In 1985 Shawn moved to Bennington, Vermont, and joined the music faculty of Bennington College. He has lived in Vermont and taught at Bennington since that time.


About Sage City Symphony

Led by music director Michael Finckel for the past 25 years, Sage City Symphony was founded in 1972 as a community and college orchestra with close ties to Bennington College. In addition to performing traditional classical repertoire as well as contemporary music, the symphony commissions and premieres new pieces each year. The symphony attracts a high caliber of dedicated amateur and professional musicians who travel from throughout Vermont, New York, and Massachusetts for weekly rehearsals during the concert season. Auditions are not required, and academic credit is available for Bennington College students who participate. Information about joining the symphony is available on their website.
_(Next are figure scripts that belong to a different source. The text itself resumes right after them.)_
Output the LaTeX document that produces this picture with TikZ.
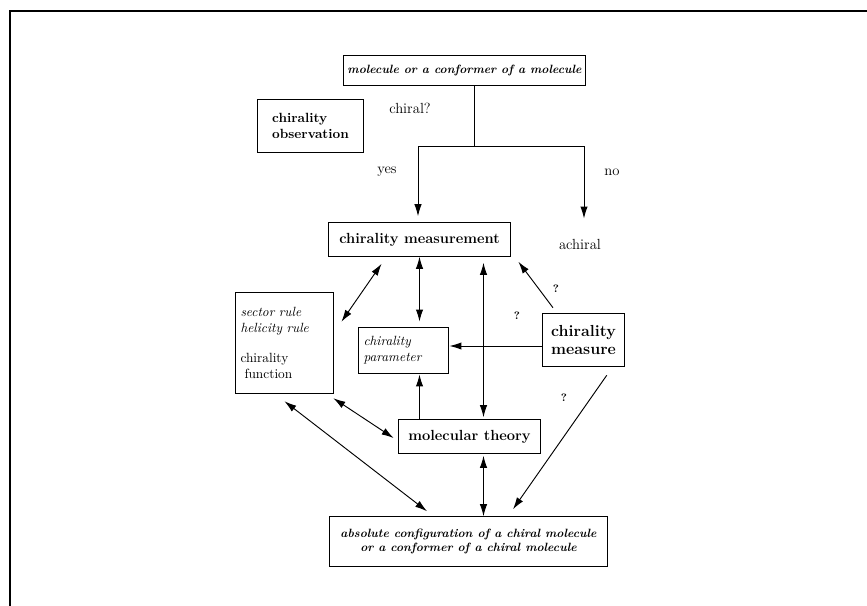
\documentclass[tikz,border=0pt]{standalone}
\usetikzlibrary{arrows.meta,calc}

\tikzset{
  box/.style={draw, line width=0.9pt, inner sep=2pt},
  arr/.style={line width=0.7pt, -{Latex[length=9pt,width=5.5pt]}},
  dbl/.style={line width=0.7pt, {Latex[length=9pt,width=5.5pt]}-{Latex[length=9pt,width=5.5pt]}},
  lbl/.style={inner sep=0pt, font=\fontsize{11}{13}\selectfont},
  qmark/.style={inner sep=0pt, font=\footnotesize\bfseries}
}

\begin{document}
\begin{tikzpicture}[x=0.75pt, y=-0.75pt]

\useasboundingbox (0,0) rectangle (867,606);
\draw[line width=1pt] (10,606) -- (10,11) -- (867,11);

% boxes
\node[box, minimum width=182pt, minimum height=23pt, font=\bfseries\itshape\small] (top) at (464.5,70.5) {molecule or a conformer of a molecule};
\node[box, minimum width=80pt, minimum height=40pt, align=left, font=\bfseries] (obs) at (310.5,126) {chirality\\observation};
\node[box, minimum width=137pt, minimum height=25pt, font=\bfseries\fontsize{11}{13}\selectfont] (meas) at (419.5,239.5) {chirality measurement};
\node[box, text width=66pt, minimum height=76pt, align=left, inner sep=4pt] (rule) at (284.5,343) {\textit{sector rule}\\\textit{helicity rule}\\[10pt]chirality\\\hspace*{3pt}function};
\node[box, text width=60pt, minimum height=35pt, align=left, inner sep=4pt, font=\itshape] (param) at (403.5,350.5) {chirality\\parameter};
\node[box, minimum width=61pt, minimum height=40pt, align=center, font=\bfseries\large] (measure) at (583.5,340) {chirality\\measure};
\node[box, minimum width=107pt, minimum height=25pt, font=\bfseries\fontsize{11}{13}\selectfont] (theory) at (469.5,436.5) {molecular theory};
\node[box, minimum width=209pt, minimum height=37pt, align=center, font=\bfseries\itshape\small] (abs) at (468.5,541.5) {absolute configuration of a chiral molecule\\or a conformer of a chiral molecule};

% texts
\node[lbl] (chiral) at (410,108) {chiral?};
\node[lbl] (yes) at (387,172) {yes};
\node[lbl] (no) at (612,172) {no};
\node[lbl] (achiral) at (580,244) {achiral};
\node[qmark] (q1) at (556,289) {?};
\node[qmark] (q2) at (517,316) {?};
\node[qmark] (q3) at (564,398) {?};

% decision
\draw[line width=0.7pt] ($(top.south)+(9.5,0)$) -- ++(0,60) coordinate (fork);
\draw[arr] (fork) -| ($(meas.north)+(-1.5,-6)$);
\draw[arr] (fork) -| ($(achiral.north)+(4,-20)$);

% connections
\coordinate (axis) at (483.5,0);
\draw[dbl, shorten >=3.75pt] (meas.south) -- (meas.south |- param.north);
\draw[dbl, shorten <=4.5pt, shorten >=1.5pt] (meas.south -| axis) -- (theory.north -| axis);
\draw[dbl, shorten <=1.5pt] (theory.south -| axis) -- (abs.north -| axis);
\draw[arr] (theory.north -| meas.south) -- (param.south -| meas.south);
\draw[arr] ([yshift=-4.5pt]measure.west) -- ([yshift=-4.5pt]measure.west -| param.east);
\draw[arr] ($(measure.north)+(-30.5,-5)$) -- ($(meas.south east)+(7,5)$);
\draw[arr] ($(measure.south east)+(-18,8)$) -- ($(abs.north)+(44.5,-7)$);
\draw[dbl] ($(rule.north east)+(7,30)$) -- ($(meas.south west)+(54,7)$);
\draw[dbl] ($(rule.south east)+(-1,4)$) -- ($(theory.west)+(-4,1.5)$);
\draw[dbl] ($(rule.south)+(0,7)$) -- ($(abs.north)+(-41.5,-5)$);

\end{tikzpicture}
\end{document}
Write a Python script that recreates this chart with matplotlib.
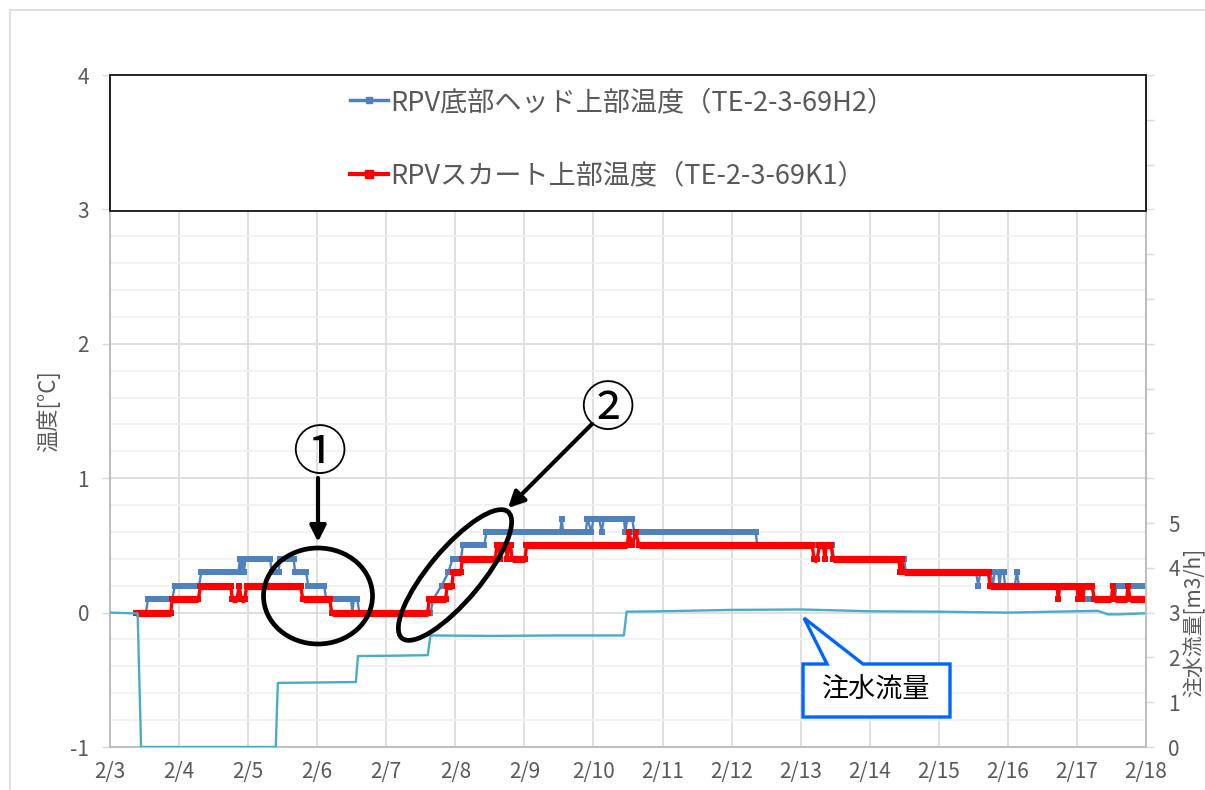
import matplotlib
matplotlib.use("Agg")
import matplotlib.pyplot as plt
import numpy as np
from matplotlib.patches import Ellipse, Rectangle, Polygon, FancyArrowPatch
from matplotlib.lines import Line2D
from matplotlib.ticker import FixedLocator, MultipleLocator

plt.rcParams['font.family'] = ['Noto Sans CJK JP', 'DejaVu Sans']
plt.rcParams['axes.unicode_minus'] = False

# x axis: days after 2/3
day_labels = ["2/3", "2/4", "2/5", "2/6", "2/7", "2/8", "2/9", "2/10", "2/11",
              "2/12", "2/13", "2/14", "2/15", "2/16", "2/17", "2/18"]

label_h2 = "RPV底部ヘッド上部温度（TE-2-3-69H2）"
label_k1 = "RPVスカート上部温度（TE-2-3-69K1）"

# RPV bottom head upper temperature (change points)
h2_t = [0.38, 0.52, 0.55, 0.90, 0.94, 1.29, 1.32, 1.86, 1.88, 1.90, 1.92, 1.94, 1.96,
        2.32, 2.34, 2.44, 2.46, 2.66, 2.68, 2.84, 2.87, 3.10, 3.13, 3.49, 3.51, 3.53,
        3.58, 3.61, 4.64, 4.68, 4.80, 4.90, 4.96, 5.08, 5.11, 5.42, 5.45, 6.52, 6.54,
        6.56, 6.89, 6.91, 6.97, 7.00, 7.08, 7.12, 7.15, 7.44, 7.46, 7.49, 7.56, 7.59,
        9.35, 9.37, 10.45, 10.48, 11.50, 11.52, 12.54, 12.57, 12.60, 12.75, 12.78,
        12.81, 12.86, 12.88, 12.90, 12.94, 12.96, 13.10, 13.13, 13.16, 14.00, 14.02,
        14.55, 14.57, 15.00]
h2_v = [0.0, 0.0, 0.1, 0.1, 0.2, 0.2, 0.3, 0.3, 0.4, 0.3, 0.4, 0.3, 0.4,
        0.4, 0.3, 0.3, 0.4, 0.4, 0.3, 0.3, 0.2, 0.2, 0.1, 0.1, 0.0, 0.1,
        0.1, 0.0, 0.0, 0.1, 0.2, 0.3, 0.4, 0.4, 0.5, 0.5, 0.6, 0.6, 0.7,
        0.6, 0.6, 0.7, 0.6, 0.7, 0.7, 0.6, 0.7, 0.7, 0.6, 0.7, 0.7, 0.6,
        0.6, 0.5, 0.5, 0.4, 0.4, 0.3, 0.3, 0.2, 0.3, 0.3, 0.2,
        0.3, 0.3, 0.2, 0.3, 0.3, 0.2, 0.2, 0.3, 0.2, 0.2, 0.1,
        0.1, 0.2, 0.2]

# RPV skirt upper temperature (change points)
k1_t = [0.38, 0.88, 0.90, 1.28, 1.31, 1.75, 1.77, 1.84, 1.87, 1.90, 1.95, 1.98,
        2.76, 2.79, 3.18, 3.21, 4.60, 4.62, 4.86, 4.88, 4.95, 4.97, 5.08, 5.10,
        5.58, 5.60, 5.63, 5.65, 5.67, 5.73, 5.75, 5.77, 5.80, 5.82, 6.01, 6.03,
        7.49, 7.51, 7.56, 7.61, 7.66, 10.17, 10.19, 10.24, 10.27, 10.33, 10.35,
        10.37, 10.44, 10.47, 11.42, 11.44, 11.46, 11.49, 12.72, 12.74, 13.71,
        13.73, 13.75, 14.00, 14.02, 14.05, 14.08, 14.11, 14.22, 14.25, 14.50,
        14.52, 14.55, 14.72, 14.74, 14.77, 15.00]
k1_v = [0.0, 0.0, 0.1, 0.1, 0.2, 0.2, 0.1, 0.1, 0.2, 0.1, 0.1, 0.2,
        0.2, 0.1, 0.1, 0.0, 0.0, 0.1, 0.1, 0.2, 0.2, 0.3, 0.3, 0.4,
        0.4, 0.5, 0.5, 0.4, 0.5, 0.5, 0.4, 0.5, 0.5, 0.4, 0.4, 0.5,
        0.5, 0.6, 0.5, 0.6, 0.5, 0.5, 0.4, 0.4, 0.5, 0.5, 0.4,
        0.5, 0.5, 0.4, 0.4, 0.3, 0.4, 0.3, 0.3, 0.2, 0.2,
        0.1, 0.2, 0.2, 0.1, 0.2, 0.1, 0.2, 0.2, 0.1, 0.1,
        0.2, 0.1, 0.1, 0.2, 0.1, 0.1]

# injection flow rate [m3/h] (right axis)
flow_t = [0.00, 0.40, 0.45, 2.40, 2.43, 3.00, 3.56, 3.59, 4.20, 4.60, 4.64, 5.50,
          6.50, 7.44, 7.48, 8.00, 9.00, 10.00, 11.00, 12.00, 13.00, 14.30, 14.45,
          14.60, 15.00]
flow_v = [3.00, 2.98, 0.00, 0.00, 1.43, 1.44, 1.45, 2.03, 2.04, 2.05, 2.49, 2.48,
          2.49, 2.49, 3.02, 3.03, 3.06, 3.07, 3.03, 3.02, 3.00, 3.04, 2.96,
          2.96, 2.985]

C_BLUE = "#4F81BD"
C_RED = "#FF0000"
C_FLOW = "#4BACC6"
C_TXT = "#595959"
C_GRID = "#D9D9D9"


def draw_steps(ax, t, v, color, lw_flat, lw_ramp, ms, z):
    t = np.asarray(t, float)
    v = np.asarray(v, float)
    ax.plot(t, v, color=color, lw=lw_ramp, marker="s", ms=ms, mew=0, zorder=z)
    ft, fv = [], []
    for i in range(len(t) - 1):
        if v[i] == v[i + 1]:
            ft += [t[i], t[i + 1], np.nan]
            fv += [v[i], v[i + 1], np.nan]
    ax.plot(ft, fv, color=color, lw=lw_flat, solid_capstyle="butt", zorder=z)


fig = plt.figure(figsize=(12.05, 7.9), dpi=100)
W, H = 1205, 790


def px(x, y):
    # pixel position (from top-left) -> inches for dpi_scale_trans
    return (x / 100.0, (H - y) / 100.0)


ax = fig.add_axes([110 / W, 1 - 747 / H, 1036 / W, 672 / H])
ax.set_xlim(0, 15)
ax.set_ylim(-1, 4)

ax.set_xticks(np.arange(len(day_labels)))
ax.set_xticklabels(day_labels)
ax.yaxis.set_major_locator(MultipleLocator(1))
ax.yaxis.set_minor_locator(MultipleLocator(0.2))
ax.grid(axis="x", color=C_GRID, lw=1.2, zorder=0)
ax.grid(axis="y", which="major", color=C_GRID, lw=1.2, zorder=0)
ax.grid(axis="y", which="minor", color="#F0F0F0", lw=1.2, zorder=0)
ax.set_axisbelow(True)
ax.tick_params(axis="x", length=0, pad=10, labelsize=15, colors=C_TXT)
ax.tick_params(axis="y", which="major", length=6, width=1, color=C_GRID,
               pad=9, labelsize=15, labelcolor=C_TXT)
ax.tick_params(axis="y", which="minor", length=0)
for s in ["top", "right"]:
    ax.spines[s].set_visible(False)
for s in ["left", "bottom"]:
    ax.spines[s].set_color("#BFBFBF")
    ax.spines[s].set_linewidth(1.5)
ax.set_ylabel("温度[°C]", fontsize=16, color=C_TXT, labelpad=7)

draw_steps(ax, h2_t, h2_v, C_BLUE, 4.3, 1.7, 4.0, 3)
draw_steps(ax, k1_t, k1_v, C_RED, 5.2, 2.4, 4.8, 4)

ax2 = ax.twinx()
ax2.set_ylim(0, 15)
ax2.plot(flow_t, flow_v, color=C_FLOW, lw=1.7, zorder=2)
ax2.yaxis.set_major_locator(FixedLocator(np.arange(0, 16)))
ax2.set_yticklabels([str(i) if i <= 5 else "" for i in range(16)])
ax2.tick_params(axis="y", length=6, width=1, color=C_GRID, pad=10,
                labelsize=15, labelcolor=C_TXT)
for s in ["top", "left", "bottom"]:
    ax2.spines[s].set_visible(False)
ax2.spines["right"].set_color("#BFBFBF")
ax2.spines["right"].set_linewidth(1.5)

fig.text(1194 / W, 1 - 622 / H, "注水流量[m3/h]", rotation=90, ha="center",
         va="center", fontsize=15, color=C_TXT)

# outer chart border
fig.add_artist(Rectangle(px(10, 900), 14, 8.9, transform=fig.dpi_scale_trans,
                         fill=False, ec="#D9D9D9", lw=1.2))

# legend box
fig.add_artist(Rectangle(px(110, 211), 10.36, 1.36, transform=fig.dpi_scale_trans,
                         fc="white", ec="black", lw=1.2, zorder=3))
handles = [Line2D([], [], color=C_BLUE, lw=2.5, marker="s", ms=4.5),
           Line2D([], [], color=C_RED, lw=3, marker="s", ms=5.5)]
fig.legend(handles, [label_h2, label_k1], loc="center",
           bbox_to_anchor=(622 / W, 1 - 139 / H), frameon=False,
           fontsize=19.5, labelcolor=C_TXT, handlelength=1.4, handletextpad=0.1,
           labelspacing=1.7)

# annotation 1
fig.add_artist(Ellipse(px(318, 596), 1.09, 0.96, transform=fig.dpi_scale_trans,
                       fill=False, ec="black", lw=3.4, zorder=6))
fig.text(319 / W, 1 - 455 / H, "①", ha="center", va="center", fontsize=39,
         color="black")
fig.add_artist(FancyArrowPatch(px(318, 478), px(318, 542), transform=fig.dpi_scale_trans,
                               arrowstyle="-|>", mutation_scale=24, lw=3,
                               color="black", shrinkA=0, shrinkB=0, zorder=6))

# annotation 2
fig.add_artist(Ellipse(px(455, 575), 1.65, 0.52, angle=50, transform=fig.dpi_scale_trans,
                       fill=False, ec="black", lw=3.4, zorder=6))
fig.text(607 / W, 1 - 411 / H, "②", ha="center", va="center", fontsize=39,
         color="black")
fig.add_artist(FancyArrowPatch(px(592, 424), px(508, 508), transform=fig.dpi_scale_trans,
                               arrowstyle="-|>", mutation_scale=24, lw=3,
                               color="black", shrinkA=0, shrinkB=0, zorder=6))

# callout for flow line
callout = [px(803, 664), px(827, 664), px(804, 618), px(863, 664), px(950, 664),
           px(950, 717), px(803, 717)]
fig.add_artist(Polygon(callout, closed=True, transform=fig.dpi_scale_trans,
                       fc="white", ec="#0066FF", lw=2.4, joinstyle="miter", zorder=6))
fig.text(876 / W, 1 - 690 / H, "注水流量", ha="center", va="center", fontsize=19.5,
         color="black", zorder=7)

fig.savefig("out.png", dpi=100)
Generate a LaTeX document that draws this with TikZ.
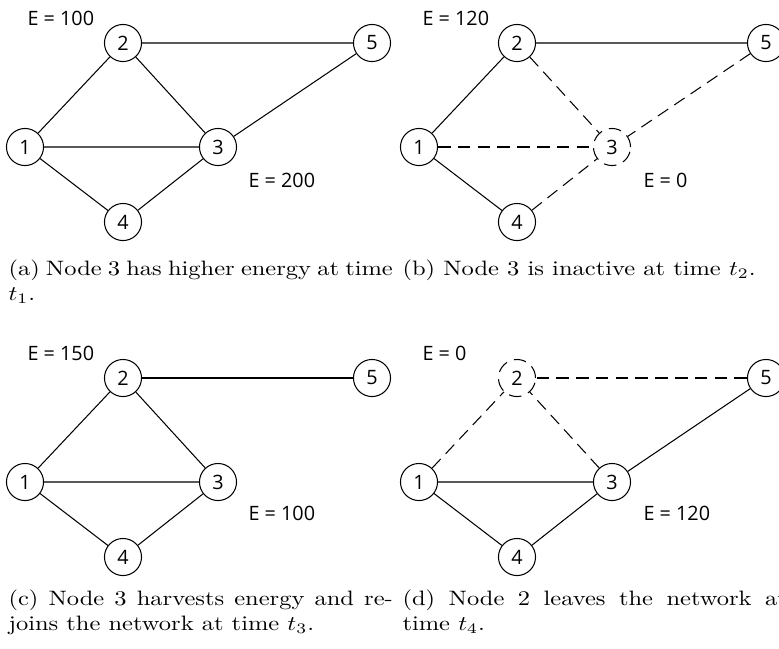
\documentclass[tikz,border=0pt]{standalone}
\usepackage{amsmath}
\usepackage{fontspec}
\usepackage{tikz}
\newfontfamily\graphfont{Open Sans}
\newcommand{\subcap}[1]{\scalebox{1.175}[1]{\parbox[t]{157pt}{#1}}}
\tikzset{
  vertex/.style={draw, circle, inner sep=0pt, minimum size=17.8pt,
    font=\graphfont\fontsize{9.5}{11}\selectfont},
  offvertex/.style={vertex, dash pattern=on 6pt off 3.5pt},
  offedge/.style={dash pattern=on 6pt off 3.5pt},
  energy/.style={anchor=west, inner sep=0pt,
    font=\graphfont\fontsize{9.5}{11}\selectfont},
  caption/.style={anchor=north west, inner sep=0pt}
}

\begin{document}
\begin{tikzpicture}[x=0.48pt,y=-0.48pt,line width=0.5pt]
  \useasboundingbox (0,0) rectangle (779,648);
  % Draw the vertices of the four panels (inactive one dashed)
  \foreach \panel/\dx/\dy/\offnode in {a/0/0/0, b/394/0/3, c/0/335/0, d/394/335/2} {
    \begin{scope}[shift={(\dx,\dy)}]
      \foreach \n/\x/\y in {1/25/147, 2/123/43, 3/218/147, 4/123/222, 5/372/43} {
        \ifnum\n=\offnode \def\vstyle{offvertex}\else \def\vstyle{vertex}\fi
        \node[\vstyle] (\panel\n) at (\x, \y) {\n}; }
    \end{scope}
  }
  % Draw links of (a)
    \draw (a1) -- (a2) -- (a3) -- (a1) -- (a4) -- (a3) -- (a5) -- (a2);
  % Draw links of (b)
    \draw (b4) -- (b1) -- (b2) -- (b5);
    \draw[offedge] (b1) -- (b3);
    \draw[offedge] (b2) -- (b3);
    \draw[offedge] (b4) -- (b3);
    \draw[offedge] (b5) -- (b3);
  % Draw links of (c)
    \draw (c1) -- (c2) -- (c3) -- (c1) -- (c4) -- (c3);
    \draw (c2) -- (c5);
  % Draw links of (d)
    \draw (d1) -- (d3) -- (d4) -- (d1);
    \draw (d3) -- (d5);
    \draw[offedge] (d1) -- (d2);
    \draw[offedge] (d3) -- (d2);
    \draw[offedge] (d5) -- (d2);
  % Energy labels
    \node[energy] (ea) at (27, 18) {E = 100};
    \node[energy] (ea3) at (248, 180) {E = 200};
    \node[energy] (eb) at (422, 18) {E = 120};
    \node[energy] (eb3) at (643, 180) {E = 0};
    \node[energy] (ec) at (27, 353) {E = 150};
    \node[energy] (ec3) at (248, 513) {E = 100};
    \node[energy] (ed) at (422, 353) {E = 0};
    \node[energy] (ed3) at (643, 513) {E = 120};
  % Sub-captions
    \node[caption] (capa) at (8, 259) {\subcap{(a) Node~3 has higher energy at time\linebreak $t_1$.}};
    \node[caption] (capb) at (402, 259) {\subcap{(b) Node 3 is inactive at time $t_2$.}};
    \node[caption] (capc) at (8, 589) {\subcap{(c) Node 3 harvests energy and re-\linebreak joins the network at time $t_3$.}};
    \node[caption] (capd) at (402, 589) {\subcap{(d) Node 2 leaves the network at\linebreak time $t_4$.}};
\end{tikzpicture}
\end{document}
Upcoming performances for Sage City Symphony’s 2019-20 concert season: Winter Concert on February 2 (Variations on a Theme by Joseph Haydn, by Johannes Brahms; Table of Toys and Numbers (2012) by Nick Brooke; Symphony No. 2 in D Major op. 21 by Ludwig van Beethoven); Youth Concert on March 8 (“South of the Border”: Kora Saba (2014) by Michael Wimberly; Danzón by Robert Zimmerman; Sensemayá by Silvestre Revueltas; Danzón No. 2 by Arturo Márquez; new works by Bennington College student composers); Spring Concert and Annual Dinner on May 17 (Overture to Così fan tutte by Wolfgang Amadeus Mozart; new works by Bennington College student composers; a commissioned work TBA by Geoffrey Gee; Symphony No. 3 by Sergei Rachmaninoff).